Transfer the dough to a clean bowl, cover with plastic wrap and leave at room temperature until nearly doubled in size, about 40 to 60 minutes.
Deflate the dough by lifting it up around the edges and letting it fall with a slap to the bowl. Cover the bowl with the plastic wrap and put it in the refrigerator. Slap the dough down in the bowl every 30 minutes until it stops rising, about 2 hours, then leave the uncovered dough in the refrigerator to chill overnight. (After this, you can proceed with the recipe to make the brioche loaves, or make the sticky buns instead, or freeze all or part of the dough for later use.)

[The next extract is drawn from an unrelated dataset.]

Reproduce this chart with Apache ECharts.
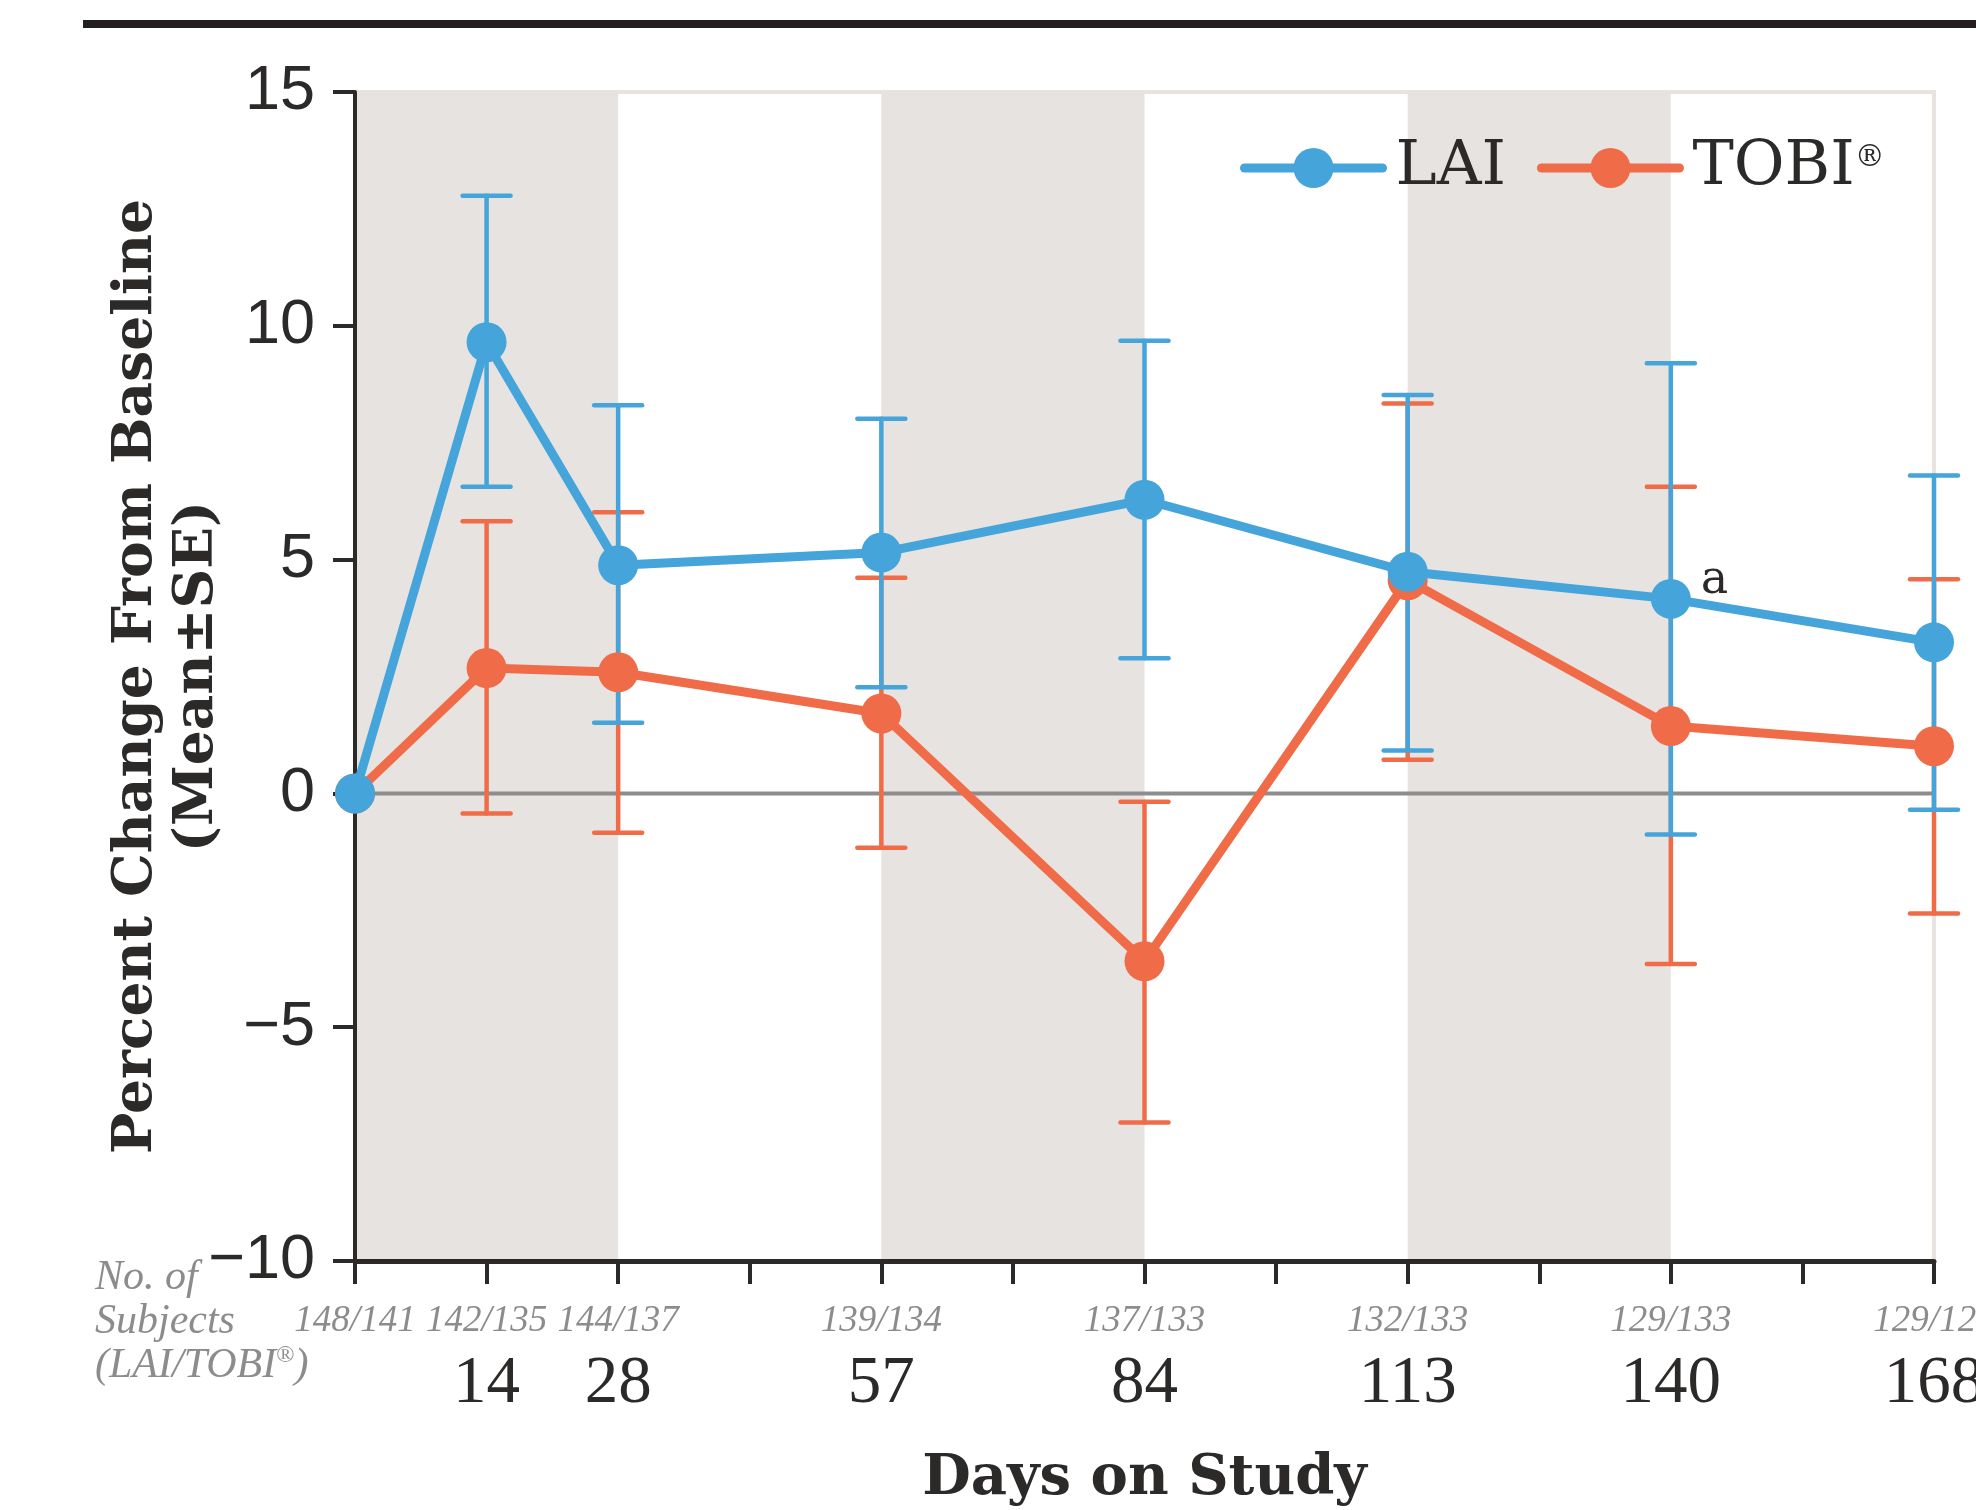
<!DOCTYPE html>
<html>
<head>
<meta charset="utf-8">
<script src="https://cdn.jsdelivr.net/npm/echarts@6/dist/echarts.min.js"></script>
<style>
  html, body { margin: 0; padding: 0; background: #ffffff; }
  #chart { width: 1976px; height: 1510px; }
</style>
</head>
<body>
<div id="chart"></div>
<script>
// ---- Data ----
const days = [0, 14, 28, 56, 84, 112, 140, 168];          // nominal visit positions
const dayLabels = ['', '14', '28', '57', '84', '113', '140', '168'];
const subjects = ['148/141', '142/135', '144/137', '139/134', '137/133', '132/133', '129/133', '129/128'];

const laiMean  = [0, 9.65, 4.88, 5.15, 6.28, 4.74, 4.16, 3.23];
const laiUpper = [null, 12.78, 8.30, 8.01, 9.68, 8.52, 9.20, 6.80];
const laiLower = [null, 6.56, 1.51, 2.27, 2.89, 0.92, -0.88, -0.35];
const laiNotes = ['', '', '', '', '', '', 'a', ''];

const tobiMean  = [0, 2.68, 2.59, 1.71, -3.59, 4.56, 1.44, 1.01];
const tobiUpper = [null, 5.82, 6.01, 4.61, -0.18, 8.34, 6.56, 4.58];
const tobiLower = [null, -0.43, -0.84, -1.16, -7.04, 0.72, -3.65, -2.57];

const shadedBands = [[0, 28], [56, 84], [112, 140]];
const yTicks = { min: -10, max: 15, interval: 5 };
const xTicks = { min: 0, max: 168, interval: 14 };

// ---- Styles ----
const BLUE = '#45a4d9';
const ORANGE = '#f06c48';
const BAND = '#e6e3e0';
const DARK = '#2c2a29';
const GRAYTXT = '#8c8c8c';

function errData(lower, upper) {
  const out = [];
  days.forEach((d, i) => {
    if (lower[i] != null && upper[i] != null) out.push([d, lower[i], upper[i]]);
  });
  return out;
}

function errRender(color) {
  return function (params, api) {
    const x = api.value(0);
    const pLo = api.coord([x, api.value(1)]);
    const pHi = api.coord([x, api.value(2)]);
    const hw = 24;
    const style = { stroke: color, lineWidth: 4.5, lineCap: 'round', fill: null };
    return {
      type: 'group',
      children: [
        { type: 'line', shape: { x1: pLo[0], y1: pLo[1], x2: pHi[0], y2: pHi[1] }, style: style },
        { type: 'line', shape: { x1: pHi[0] - hw, y1: pHi[1], x2: pHi[0] + hw, y2: pHi[1] }, style: style },
        { type: 'line', shape: { x1: pLo[0] - hw, y1: pLo[1], x2: pLo[0] + hw, y2: pLo[1] }, style: style }
      ]
    };
  };
}

const laiData = days.map((d, i) => {
  const item = { value: [d, laiMean[i]] };
  if (laiNotes[i]) {
    item.label = {
      show: true, formatter: laiNotes[i], position: 'right', distance: 10, offset: [0, -18],
      fontFamily: 'DejaVu Serif', fontSize: 46, color: DARK
    };
  }
  return item;
});
const tobiData = days.map((d, i) => [d, tobiMean[i]]);

const chart = echarts.init(document.getElementById('chart'), null, { renderer: 'canvas' });

const option = {
  animation: false,
  backgroundColor: '#ffffff',
  grid: {
    left: 355, right: 42, top: 92, bottom: 249,
    containLabel: false,
    outerBoundsMode: 'none',
    show: true, borderColor: BAND, borderWidth: 4, backgroundColor: 'transparent'
  },
  graphic: [
    { type: 'rect', shape: { x: 83, y: 20, width: 1893, height: 8 }, style: { fill: '#231f20' } },
    {
      type: 'text', left: 95, top: 1256,
      style: {
        text: 'No. of\nSubjects\n(LAI/TOBI{r|®})',
        fontFamily: 'Liberation Serif', fontStyle: 'italic', fontSize: 42, lineHeight: 44,
        fill: GRAYTXT,
        rich: { r: { fontSize: 24, lineHeight: 24, verticalAlign: 'top', fontFamily: 'Liberation Serif', fill: GRAYTXT } }
      }
    }
  ],
  legend: {
    data: ['LAI', 'TOBI®'],
    left: 1240, top: 137,
    itemWidth: 138, itemHeight: 50, itemGap: 31,
    padding: 0,
    lineStyle: { width: 9, cap: 'round' },
    formatter: function (name) { return name === 'TOBI®' ? 'TOBI{r|®}' : name; },
    textStyle: {
      fontFamily: 'DejaVu Serif', fontSize: 62, color: DARK, lineHeight: 50, padding: [0, 0, 0, 8],
      rich: { r: { fontFamily: 'DejaVu Serif', fontSize: 30, lineHeight: 26, verticalAlign: 'top', color: DARK } }
    }
  },
  xAxis: {
    type: 'value', min: xTicks.min, max: xTicks.max, interval: xTicks.interval,
    z: 1.5,
    name: 'Days on Study', nameLocation: 'middle', nameGap: 190, nameMoveOverlap: false,
    nameTextStyle: { fontFamily: 'DejaVu Serif', fontWeight: 'bold', fontSize: 56, lineHeight: 56, color: DARK },
    axisLine: { show: true, onZero: false, lineStyle: { color: DARK, width: 5 } },
    axisTick: { show: true, length: 23, lineStyle: { color: DARK, width: 4 } },
    splitLine: { show: false },
    axisLabel: {
      margin: 38,
      showMinLabel: true, showMaxLabel: true,
      formatter: function (v) {
        const i = days.indexOf(v);
        if (i < 0) return '';
        return '{n|' + subjects[i] + '}\n{d|' + (dayLabels[i] || ' ') + '}';
      },
      rich: {
        n: { fontFamily: 'Liberation Serif', fontStyle: 'italic', fontSize: 37, lineHeight: 44, color: GRAYTXT },
        d: { fontFamily: 'Liberation Serif', fontSize: 67, lineHeight: 82, color: DARK }
      }
    }
  },
  yAxis: {
    type: 'value', min: yTicks.min, max: yTicks.max, interval: yTicks.interval,
    z: 1.5,
    name: 'Percent Change From Baseline\n(Mean\u00b1SE)',
    nameLocation: 'middle', nameRotate: 90, nameGap: 127, nameMoveOverlap: false,
    nameTextStyle: { fontFamily: 'DejaVu Serif', fontWeight: 'bold', fontSize: 55, lineHeight: 61, color: DARK },
    axisLine: { show: true, lineStyle: { color: DARK, width: 4 } },
    axisTick: { show: true, length: 22, lineStyle: { color: DARK, width: 4 } },
    splitLine: { show: false },
    axisLabel: {
      margin: 40, fontFamily: 'Liberation Sans', fontSize: 63, color: DARK,
      formatter: function (v) { return v < 0 ? '\u2212' + Math.abs(v) : String(v); }
    }
  },
  series: [
    {
      name: 'bands', type: 'custom', z: 0, silent: true,
      data: shadedBands,
      renderItem: function (params, api) {
        const cs = params.coordSys;
        const x0 = api.coord([api.value(0), 0])[0];
        const x1 = api.coord([api.value(1), 0])[0];
        return { type: 'rect', shape: { x: x0, y: cs.y, width: x1 - x0, height: cs.height }, style: { fill: BAND } };
      }
    },
    {
      name: 'zero', type: 'custom', z: 1, silent: true,
      data: [[0]],
      renderItem: function (params, api) {
        const cs = params.coordSys;
        const y = api.coord([0, api.value(0)])[1];
        return { type: 'line', shape: { x1: cs.x, y1: y, x2: cs.x + cs.width, y2: y }, style: { stroke: '#8d8d8d', lineWidth: 4 } };
      }
    },
    {
      name: 'TOBI SE', type: 'custom', z: 2, silent: true,
      data: errData(tobiLower, tobiUpper),
      renderItem: errRender(ORANGE)
    },
    {
      name: 'LAI SE', type: 'custom', z: 3, silent: true,
      data: errData(laiLower, laiUpper),
      renderItem: errRender(BLUE)
    },
    {
      name: 'TOBI®', type: 'line', z: 4, clip: false,
      data: tobiData,
      symbol: 'circle', symbolSize: 40, showAllSymbol: true,
      lineStyle: { color: ORANGE, width: 9, join: 'round' },
      itemStyle: { color: ORANGE }
    },
    {
      name: 'LAI', type: 'line', z: 5, clip: false,
      data: laiData,
      symbol: 'circle', symbolSize: 40, showAllSymbol: true,
      lineStyle: { color: BLUE, width: 9, join: 'round' },
      itemStyle: { color: BLUE }
    }
  ]
};

chart.setOption(option);
</script>
</body>
</html>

The next day, butter two 8x4 inch pans.
Pull the dough from the fridge and divide it into 2 equal pieces. Cut each piece of the dough into 4 equal pieces and roll each piece into a log about 3 1/2 inches long. Arrange 4 logs crosswise in the bottom of each pan. Put the pans on a baking sheet lined with parchment or a silicone mat, cover the pans lightly with wax paper and leave the loaves at room temperature until the dough almost fills the pans, 1 to 2 hours. (Again, rising time with depend on how warm the room is.)
Getting Ready To Bake: Preheat the oven to 400F.
To Make the Glaze: Beat the egg with the water. Using a pastry brush, gently brush the tops of the loaves with the glaze.
Bake the loaves until they are well risen and deeply golden, 30 to 35 minutes. Transfer the pans to racks to cool for 15 minutes, then run a knife around the sides of the pans and turn the loaves out onto the racks. Invert again and cool for at least 1 hour.